Die Burg hat eine eigene Feuerwehr und einen vom Burgtheater Sportclub Jahr für Jahr organisierten Hausball. Da sitzen sie an einem Abend im Jahr alle zusammen und leben das "Familiengefühl" aus. Vom Herrn Direktor bis zum Kartenabreißer. Vom strahlenden Jungschauspieler bis zur Toilettenfrau. Von der kaufmännischen Geschäftsführerin bis zum Portier. Da feiern sie im Kasino am Schwarzenbergplatz Seite an Seite und tanzen bis spät in die Nacht.
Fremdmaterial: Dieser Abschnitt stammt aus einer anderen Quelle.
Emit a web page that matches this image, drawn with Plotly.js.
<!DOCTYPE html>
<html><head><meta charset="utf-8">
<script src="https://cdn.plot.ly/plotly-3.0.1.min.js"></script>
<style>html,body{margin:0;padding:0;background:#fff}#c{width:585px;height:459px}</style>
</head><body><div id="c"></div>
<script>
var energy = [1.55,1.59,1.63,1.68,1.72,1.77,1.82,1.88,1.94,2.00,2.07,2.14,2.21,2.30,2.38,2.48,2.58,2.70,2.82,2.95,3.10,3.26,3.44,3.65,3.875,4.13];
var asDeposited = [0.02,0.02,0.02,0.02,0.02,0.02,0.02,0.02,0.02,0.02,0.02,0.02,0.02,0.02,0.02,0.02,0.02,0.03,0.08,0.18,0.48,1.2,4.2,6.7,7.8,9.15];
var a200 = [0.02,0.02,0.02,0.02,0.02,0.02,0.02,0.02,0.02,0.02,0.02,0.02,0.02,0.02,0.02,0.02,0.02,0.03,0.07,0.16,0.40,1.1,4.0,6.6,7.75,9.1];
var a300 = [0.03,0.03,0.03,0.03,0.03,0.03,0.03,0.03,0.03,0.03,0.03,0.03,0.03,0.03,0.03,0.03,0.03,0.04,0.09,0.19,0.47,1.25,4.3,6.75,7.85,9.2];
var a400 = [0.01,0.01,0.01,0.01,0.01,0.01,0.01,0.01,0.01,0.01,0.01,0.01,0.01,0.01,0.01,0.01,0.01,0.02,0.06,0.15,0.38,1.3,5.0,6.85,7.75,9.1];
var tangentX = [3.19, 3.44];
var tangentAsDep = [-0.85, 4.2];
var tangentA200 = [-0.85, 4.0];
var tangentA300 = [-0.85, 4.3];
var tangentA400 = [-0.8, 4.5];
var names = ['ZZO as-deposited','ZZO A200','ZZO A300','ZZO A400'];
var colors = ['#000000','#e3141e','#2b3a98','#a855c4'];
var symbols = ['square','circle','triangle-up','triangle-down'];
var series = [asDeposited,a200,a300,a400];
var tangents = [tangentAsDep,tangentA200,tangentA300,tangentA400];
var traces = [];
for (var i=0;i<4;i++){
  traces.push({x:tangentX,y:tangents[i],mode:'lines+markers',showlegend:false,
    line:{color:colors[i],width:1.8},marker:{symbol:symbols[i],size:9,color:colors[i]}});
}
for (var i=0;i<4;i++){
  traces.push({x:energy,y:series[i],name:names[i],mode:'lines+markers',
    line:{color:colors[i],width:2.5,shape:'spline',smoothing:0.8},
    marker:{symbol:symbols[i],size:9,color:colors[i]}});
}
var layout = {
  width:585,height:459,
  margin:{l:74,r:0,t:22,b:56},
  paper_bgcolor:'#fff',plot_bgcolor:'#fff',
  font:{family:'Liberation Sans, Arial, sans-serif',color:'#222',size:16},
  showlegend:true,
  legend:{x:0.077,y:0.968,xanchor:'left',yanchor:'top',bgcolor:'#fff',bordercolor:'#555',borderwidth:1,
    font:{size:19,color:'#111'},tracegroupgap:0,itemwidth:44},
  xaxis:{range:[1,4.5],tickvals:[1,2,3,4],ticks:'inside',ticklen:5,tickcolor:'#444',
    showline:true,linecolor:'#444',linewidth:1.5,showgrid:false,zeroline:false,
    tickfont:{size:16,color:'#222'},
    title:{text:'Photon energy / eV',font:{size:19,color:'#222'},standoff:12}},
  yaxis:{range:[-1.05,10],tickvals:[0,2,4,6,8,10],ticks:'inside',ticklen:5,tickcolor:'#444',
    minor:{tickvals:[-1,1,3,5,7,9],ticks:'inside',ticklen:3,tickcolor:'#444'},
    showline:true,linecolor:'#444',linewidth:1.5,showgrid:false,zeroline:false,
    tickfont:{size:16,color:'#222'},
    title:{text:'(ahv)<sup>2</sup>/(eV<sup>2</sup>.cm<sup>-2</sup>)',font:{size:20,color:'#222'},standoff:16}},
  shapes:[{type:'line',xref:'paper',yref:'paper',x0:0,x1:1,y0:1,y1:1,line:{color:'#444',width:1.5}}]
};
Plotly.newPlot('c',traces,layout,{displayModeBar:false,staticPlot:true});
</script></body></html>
Zwischen Tradition und Avantgarde
Es ist scheinbar die unvergleichliche Mischung aus leicht angestaubter Tradition und avantgardistischem Modernseinwollen, die verbindet. Die lange Geschichte des Hauses und der Mix aus bodenständig Wienerischem, der die Beschäftigten am Wiener Burgtheater im zauberhaften Welttheater-Flair zusammenschweißt.

Gemeinsam wagen sie täglich aufs Neue den Spagat zwischen Pathos und Patina, Stück und Stuck, zwischen Kunst und Krisen. Abend für Abend ziehen sie an einem gemeinsamen Strang - um das Publikum mit schönem Schein zu verführen.